▶ [What needs to be done]
Select the lines that contain "with" and copy each of them.

▶ [Materials provided]
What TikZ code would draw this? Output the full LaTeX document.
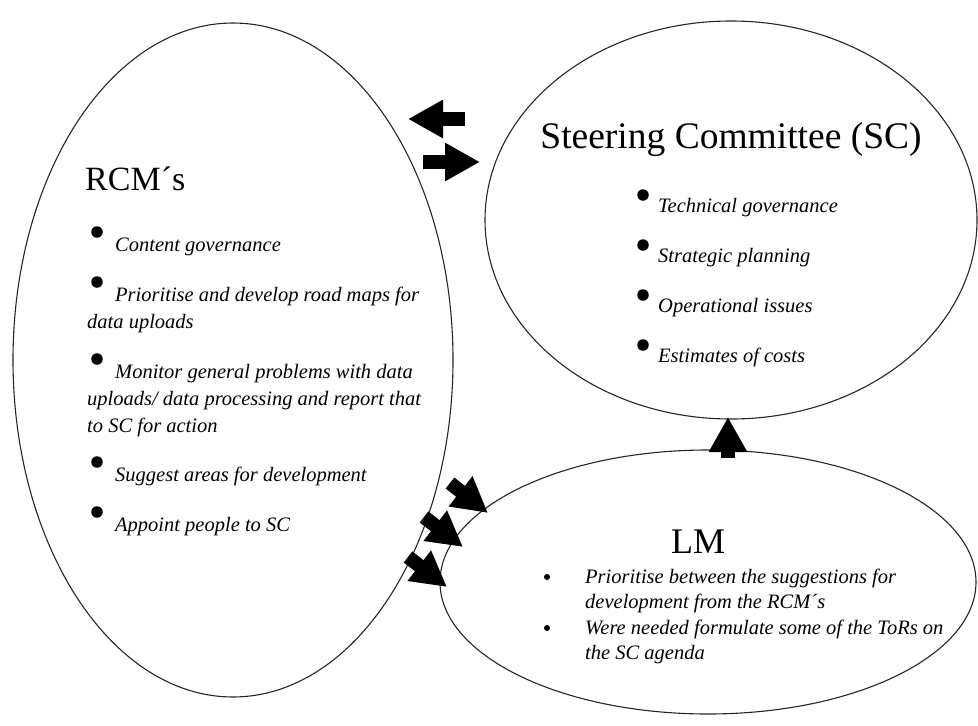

--

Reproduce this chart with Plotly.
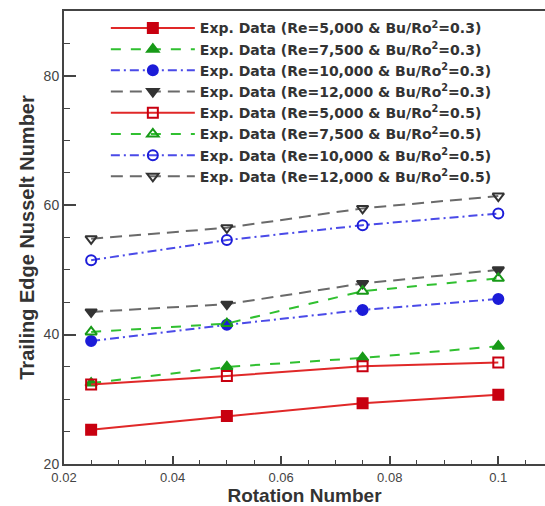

---

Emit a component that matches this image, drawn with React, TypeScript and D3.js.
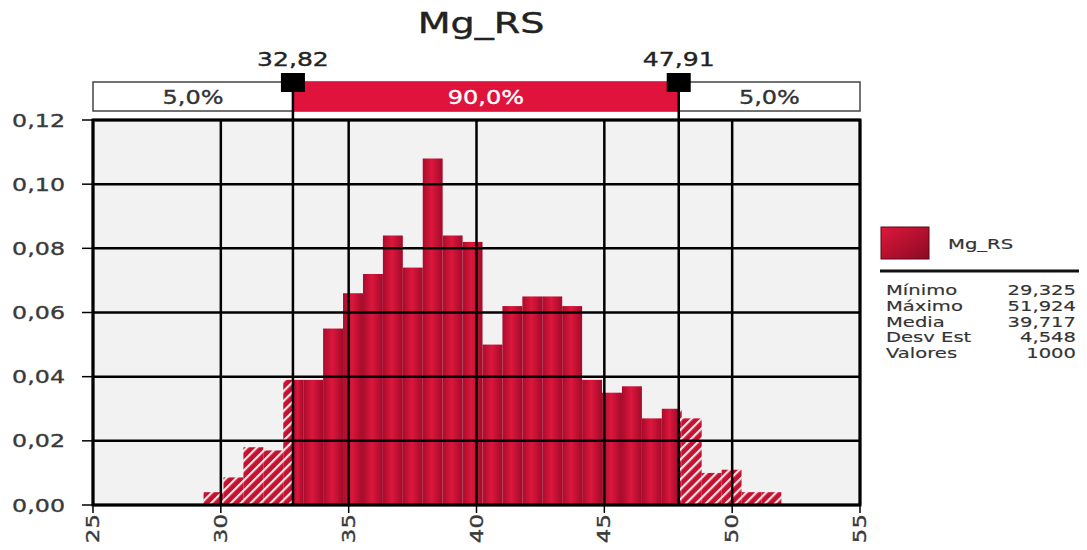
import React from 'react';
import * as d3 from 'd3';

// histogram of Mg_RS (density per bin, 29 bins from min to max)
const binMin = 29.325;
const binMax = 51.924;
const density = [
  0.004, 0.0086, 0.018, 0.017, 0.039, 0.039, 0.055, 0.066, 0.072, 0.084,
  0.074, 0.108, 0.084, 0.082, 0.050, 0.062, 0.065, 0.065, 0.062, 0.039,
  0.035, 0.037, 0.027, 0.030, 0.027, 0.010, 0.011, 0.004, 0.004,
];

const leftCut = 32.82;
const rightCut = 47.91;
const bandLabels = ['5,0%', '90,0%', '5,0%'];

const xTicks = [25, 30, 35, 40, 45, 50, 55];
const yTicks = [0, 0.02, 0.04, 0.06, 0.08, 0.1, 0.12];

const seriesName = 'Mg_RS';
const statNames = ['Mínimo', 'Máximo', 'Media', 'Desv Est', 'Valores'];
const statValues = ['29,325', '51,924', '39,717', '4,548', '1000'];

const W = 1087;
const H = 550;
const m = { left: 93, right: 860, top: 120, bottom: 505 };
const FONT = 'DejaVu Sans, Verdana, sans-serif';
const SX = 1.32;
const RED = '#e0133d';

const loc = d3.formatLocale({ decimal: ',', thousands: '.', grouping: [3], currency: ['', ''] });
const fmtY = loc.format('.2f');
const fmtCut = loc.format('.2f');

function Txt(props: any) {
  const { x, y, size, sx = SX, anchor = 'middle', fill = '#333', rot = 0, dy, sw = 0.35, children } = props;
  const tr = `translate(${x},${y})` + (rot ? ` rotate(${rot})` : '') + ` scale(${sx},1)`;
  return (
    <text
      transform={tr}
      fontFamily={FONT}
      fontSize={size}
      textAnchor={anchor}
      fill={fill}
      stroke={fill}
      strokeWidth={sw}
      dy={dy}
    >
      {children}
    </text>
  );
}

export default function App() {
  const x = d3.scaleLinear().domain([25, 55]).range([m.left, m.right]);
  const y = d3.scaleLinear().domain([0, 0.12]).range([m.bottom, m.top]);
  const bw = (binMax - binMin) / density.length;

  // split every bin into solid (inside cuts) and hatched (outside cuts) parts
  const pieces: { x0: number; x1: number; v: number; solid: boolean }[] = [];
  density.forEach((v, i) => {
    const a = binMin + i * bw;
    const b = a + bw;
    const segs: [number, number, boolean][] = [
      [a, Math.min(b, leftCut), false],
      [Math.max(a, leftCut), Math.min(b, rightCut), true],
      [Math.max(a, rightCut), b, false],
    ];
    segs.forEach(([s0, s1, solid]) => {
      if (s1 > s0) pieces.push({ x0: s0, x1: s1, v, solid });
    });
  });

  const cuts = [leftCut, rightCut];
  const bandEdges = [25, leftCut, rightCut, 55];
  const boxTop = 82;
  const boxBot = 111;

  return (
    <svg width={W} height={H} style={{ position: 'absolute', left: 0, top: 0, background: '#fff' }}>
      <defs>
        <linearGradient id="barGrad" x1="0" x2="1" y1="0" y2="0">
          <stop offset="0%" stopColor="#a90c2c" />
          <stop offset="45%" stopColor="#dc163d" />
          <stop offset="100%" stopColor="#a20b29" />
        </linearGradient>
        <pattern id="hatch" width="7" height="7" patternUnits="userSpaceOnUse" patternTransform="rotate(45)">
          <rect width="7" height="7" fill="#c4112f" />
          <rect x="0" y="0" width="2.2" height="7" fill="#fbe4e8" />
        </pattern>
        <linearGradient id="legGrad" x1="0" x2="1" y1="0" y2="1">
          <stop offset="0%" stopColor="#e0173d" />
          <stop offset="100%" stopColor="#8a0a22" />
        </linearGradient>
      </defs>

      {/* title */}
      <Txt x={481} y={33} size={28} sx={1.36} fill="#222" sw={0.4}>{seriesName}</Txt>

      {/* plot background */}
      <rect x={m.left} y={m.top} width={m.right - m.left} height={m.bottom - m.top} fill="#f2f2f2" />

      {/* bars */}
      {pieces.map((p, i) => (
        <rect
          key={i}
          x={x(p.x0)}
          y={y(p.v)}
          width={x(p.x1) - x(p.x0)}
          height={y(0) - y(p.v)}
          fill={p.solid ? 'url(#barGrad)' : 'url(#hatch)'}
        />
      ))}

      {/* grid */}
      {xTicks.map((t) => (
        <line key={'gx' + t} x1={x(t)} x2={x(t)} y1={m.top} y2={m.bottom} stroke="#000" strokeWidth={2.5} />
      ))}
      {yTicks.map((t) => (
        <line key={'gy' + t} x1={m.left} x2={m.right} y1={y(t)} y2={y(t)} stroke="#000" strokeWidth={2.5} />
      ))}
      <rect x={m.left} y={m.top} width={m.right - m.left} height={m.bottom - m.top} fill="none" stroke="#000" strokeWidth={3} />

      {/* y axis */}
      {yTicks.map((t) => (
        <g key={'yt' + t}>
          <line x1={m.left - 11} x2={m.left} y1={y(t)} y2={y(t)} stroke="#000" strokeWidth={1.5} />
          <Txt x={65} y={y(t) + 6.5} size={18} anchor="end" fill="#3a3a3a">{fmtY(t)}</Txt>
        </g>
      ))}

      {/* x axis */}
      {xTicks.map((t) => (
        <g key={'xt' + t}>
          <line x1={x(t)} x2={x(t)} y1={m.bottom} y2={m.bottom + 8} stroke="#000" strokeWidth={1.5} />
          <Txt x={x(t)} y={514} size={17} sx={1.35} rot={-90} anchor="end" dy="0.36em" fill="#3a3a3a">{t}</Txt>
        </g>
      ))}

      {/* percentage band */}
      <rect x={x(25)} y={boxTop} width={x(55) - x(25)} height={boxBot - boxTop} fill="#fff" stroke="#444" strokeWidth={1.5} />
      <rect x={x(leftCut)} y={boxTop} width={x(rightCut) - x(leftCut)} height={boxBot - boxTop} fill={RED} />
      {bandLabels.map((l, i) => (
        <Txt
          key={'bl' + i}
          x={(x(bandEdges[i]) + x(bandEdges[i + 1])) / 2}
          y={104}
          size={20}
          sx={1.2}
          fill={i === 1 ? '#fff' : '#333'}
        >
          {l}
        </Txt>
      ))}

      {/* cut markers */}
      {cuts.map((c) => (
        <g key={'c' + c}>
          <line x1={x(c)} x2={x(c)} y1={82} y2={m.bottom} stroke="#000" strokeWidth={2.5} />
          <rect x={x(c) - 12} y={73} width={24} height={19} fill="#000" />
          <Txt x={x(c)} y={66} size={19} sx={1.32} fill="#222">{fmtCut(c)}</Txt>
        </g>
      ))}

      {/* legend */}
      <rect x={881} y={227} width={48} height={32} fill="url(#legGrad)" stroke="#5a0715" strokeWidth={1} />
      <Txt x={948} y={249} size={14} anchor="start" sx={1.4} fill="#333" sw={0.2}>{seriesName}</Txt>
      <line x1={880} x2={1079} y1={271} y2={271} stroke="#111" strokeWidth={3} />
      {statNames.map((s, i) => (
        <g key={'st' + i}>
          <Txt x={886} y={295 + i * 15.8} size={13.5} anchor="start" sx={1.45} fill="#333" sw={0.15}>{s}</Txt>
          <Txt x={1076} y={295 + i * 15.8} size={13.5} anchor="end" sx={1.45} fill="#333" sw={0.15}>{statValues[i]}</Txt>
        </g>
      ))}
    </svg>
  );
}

▶ [Task solution]
Reproduce this chart with Plotly.
Emit a component that matches this image, drawn with React, TypeScript and D3.js.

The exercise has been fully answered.